1
I am trying to automate a process that I do manually in excel. That is to extract the company’s employee base from excel, select some specific columns (because the file is too large), remove certain level of hierarchy and filter some companies. so far it has been. if you want to give any suggestions for better it will be very welcome. however in the name column, has some duplicate names are really different people. It is necessary to keep duplicate. my doubt is when I do in excel I put "." at the end of each name to differentiate, I can do it by python? I am using googlecolab.
Obs: when I run it presents 2 errors
- WARNING *** file size (7827463) not 512 + Multiple of sector size (512)
- /usr/local/lib/python3.6/dist-Packages/ipykernel_launcher.py:6: Userwarning: Boolean Series key will be reindexed to match Dataframe index. is normal?

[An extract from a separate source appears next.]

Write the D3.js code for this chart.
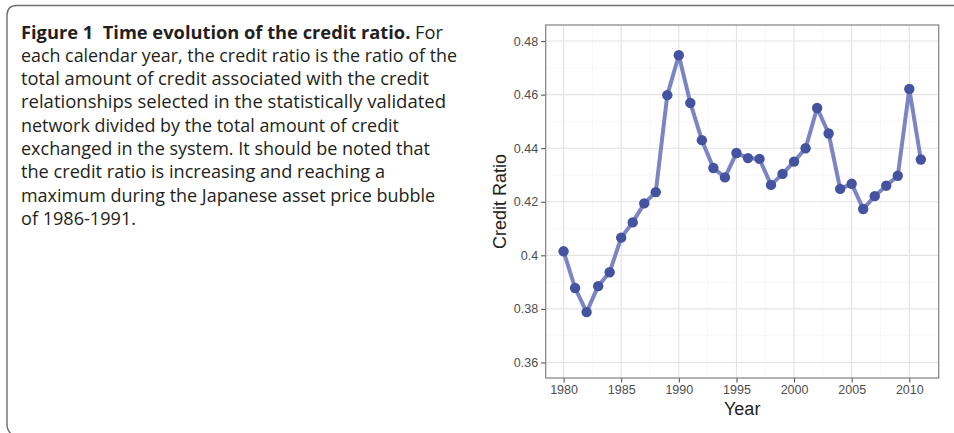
<!DOCTYPE html>
<html>
<head>
<meta charset="utf-8">
<script src="https://cdn.jsdelivr.net/npm/d3@7"></script>
<style>
  html, body { margin: 0; padding: 0; background: #fff; }
  svg { display: block; }
</style>
</head>
<body>
<svg id="fig" width="954" height="433"></svg>
<script>
// Credit ratio per calendar year
const years = [1980, 1981, 1982, 1983, 1984, 1985, 1986, 1987, 1988, 1989,
               1990, 1991, 1992, 1993, 1994, 1995, 1996, 1997, 1998, 1999,
               2000, 2001, 2002, 2003, 2004, 2005, 2006, 2007, 2008, 2009,
               2010, 2011];
const creditRatio = [0.4015, 0.3878, 0.3788, 0.3885, 0.3937, 0.4066, 0.4123, 0.4194, 0.4236, 0.4598,
                     0.4747, 0.4569, 0.4430, 0.4326, 0.4291, 0.4382, 0.4363, 0.4360, 0.4263, 0.4304,
                     0.4350, 0.4400, 0.4550, 0.4455, 0.4248, 0.4267, 0.4173, 0.4221, 0.4260, 0.4297,
                     0.4621, 0.4358];
const xTicks = [1980, 1985, 1990, 1995, 2000, 2005, 2010];
const xMinor = [1982.5, 1987.5, 1992.5, 1997.5, 2002.5, 2007.5];
const yTicks = [0.36, 0.38, 0.40, 0.42, 0.44, 0.46, 0.48];
const yTickLabels = ["0.36", "0.38", "0.4", "0.42", "0.44", "0.46", "0.48"];
const yMinor = [0.37, 0.39, 0.41, 0.43, 0.45, 0.47];

// Caption lines: [bold part, regular part]
const captionLines = [
  ["Figure 1\u00a0\u00a0Time evolution of the credit ratio.", " For"],
  ["", "each calendar year, the credit ratio is the ratio of the"],
  ["", "total amount of credit associated with the credit"],
  ["", "relationships selected in the statistically validated"],
  ["", "network divided by the total amount of credit"],
  ["", "exchanged in the system. It should be noted that"],
  ["", "the credit ratio is increasing and reaching a"],
  ["", "maximum during the Japanese asset price bubble"],
  ["", "of 1986-1991."]
];
const captionWidths = [422, 436, 408, 425, 378, 409, 364, 414, 115];

const svg = d3.select("#fig");

// Figure frame (rounded box, open on the right)
svg.append("path")
  .attr("d", "M 960 5.5 L 17 5.5 Q 7 5.5 7 15.5 L 7 424 Q 7 432 14 436")
  .attr("fill", "none")
  .attr("stroke", "#6e6e6e")
  .attr("stroke-width", 1.4);

// Caption
const cap = svg.append("g")
  .attr("font-family", "'Open Sans', 'Noto Sans', sans-serif")
  .attr("font-size", 18)
  .attr("fill", "#231f20");
captionLines.forEach((ln, i) => {
  const t = cap.append("text")
    .attr("x", 21)
    .attr("y", 38.5 + i * 23.3)
    .attr("textLength", captionWidths[i])
    .attr("lengthAdjust", "spacingAndGlyphs");
  if (ln[0]) t.append("tspan").attr("font-weight", "bold").text(ln[0]);
  t.append("tspan").text(ln[1]);
});

// Plot panel
const panel = { left: 545.7, right: 938.7, top: 25, bottom: 378 };
const x = d3.scaleLinear().domain([1978.45, 2012.55]).range([panel.left, panel.right]);
const y = d3.scaleLinear().domain([0.3542, 0.4860]).range([panel.bottom, panel.top]);

const g = svg.append("g");

// minor grid
g.selectAll("line.xminor").data(xMinor).join("line")
  .attr("x1", d => x(d)).attr("x2", d => x(d))
  .attr("y1", panel.top).attr("y2", panel.bottom)
  .attr("stroke", "#f2f2f2").attr("stroke-width", 0.6);
g.selectAll("line.yminor").data(yMinor).join("line")
  .attr("y1", d => y(d)).attr("y2", d => y(d))
  .attr("x1", panel.left).attr("x2", panel.right)
  .attr("stroke", "#f2f2f2").attr("stroke-width", 0.6);
// major grid
g.selectAll("line.xmajor").data(xTicks).join("line")
  .attr("x1", d => x(d)).attr("x2", d => x(d))
  .attr("y1", panel.top).attr("y2", panel.bottom)
  .attr("stroke", "#e3e3e3").attr("stroke-width", 1.1);
g.selectAll("line.ymajor").data(yTicks).join("line")
  .attr("y1", d => y(d)).attr("y2", d => y(d))
  .attr("x1", panel.left).attr("x2", panel.right)
  .attr("stroke", "#e3e3e3").attr("stroke-width", 1.1);

// axes
const axisFont = "'Liberation Sans', Arial, sans-serif";
const xAxis = svg.append("g")
  .attr("transform", `translate(0,${panel.bottom})`)
  .call(d3.axisBottom(x).tickValues(xTicks).tickFormat(d3.format("d")).tickSize(4.5).tickPadding(3));
const yAxis = svg.append("g")
  .attr("transform", `translate(${panel.left},0)`)
  .call(d3.axisLeft(y).tickValues(yTicks).tickFormat((d, i) => yTickLabels[i]).tickSize(4.5).tickPadding(3));
[xAxis, yAxis].forEach(a => {
  a.attr("font-family", axisFont).attr("font-size", 12.5);
  a.select(".domain").remove();
  a.selectAll(".tick line").attr("stroke", "#444").attr("stroke-width", 1);
  a.selectAll(".tick text").attr("fill", "#4d4d4d");
});

// panel border
svg.append("rect")
  .attr("x", panel.left).attr("y", panel.top)
  .attr("width", panel.right - panel.left).attr("height", panel.bottom - panel.top)
  .attr("fill", "none").attr("stroke", "#808080").attr("stroke-width", 1.2);

// axis titles
svg.append("text")
  .attr("x", (panel.left + panel.right) / 2).attr("y", 415)
  .attr("text-anchor", "middle")
  .attr("font-family", axisFont).attr("font-size", 18).attr("fill", "#222")
  .text("Year");
svg.append("text")
  .attr("transform", `translate(506,${(panel.top + panel.bottom) / 2}) rotate(-90)`)
  .attr("text-anchor", "middle")
  .attr("font-family", axisFont).attr("font-size", 18).attr("fill", "#222")
  .text("Credit Ratio");

// series
const data = years.map((yr, i) => ({ year: yr, value: creditRatio[i] }));
svg.append("path")
  .datum(data)
  .attr("fill", "none")
  .attr("stroke", "#7c85c4")
  .attr("stroke-width", 4)
  .attr("stroke-linejoin", "round")
  .attr("d", d3.line().x(d => x(d.year)).y(d => y(d.value)));
svg.selectAll("circle.pt").data(data).join("circle")
  .attr("cx", d => x(d.year)).attr("cy", d => y(d.value))
  .attr("r", 5.2)
  .attr("fill", "#4453a0");
</script>
</body>
</html>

view = pd.read_excel ("/content/View.xls")
filtro = view['Emp'] < 4
filtro2 = view['Hierarquia Cargo'] > 3
view1 = view[filtro]
view5 = view1[filtro2]
bd = view5 [['Nome', 'Emp', 'EST', 'Matr', 'Nome Estabelecimento', 'Descr Unid Lotacao', 'Descr CC', 'Desc Afast']]
bd = bd.sort_values (by='Nome', ascending=True)
display (bd)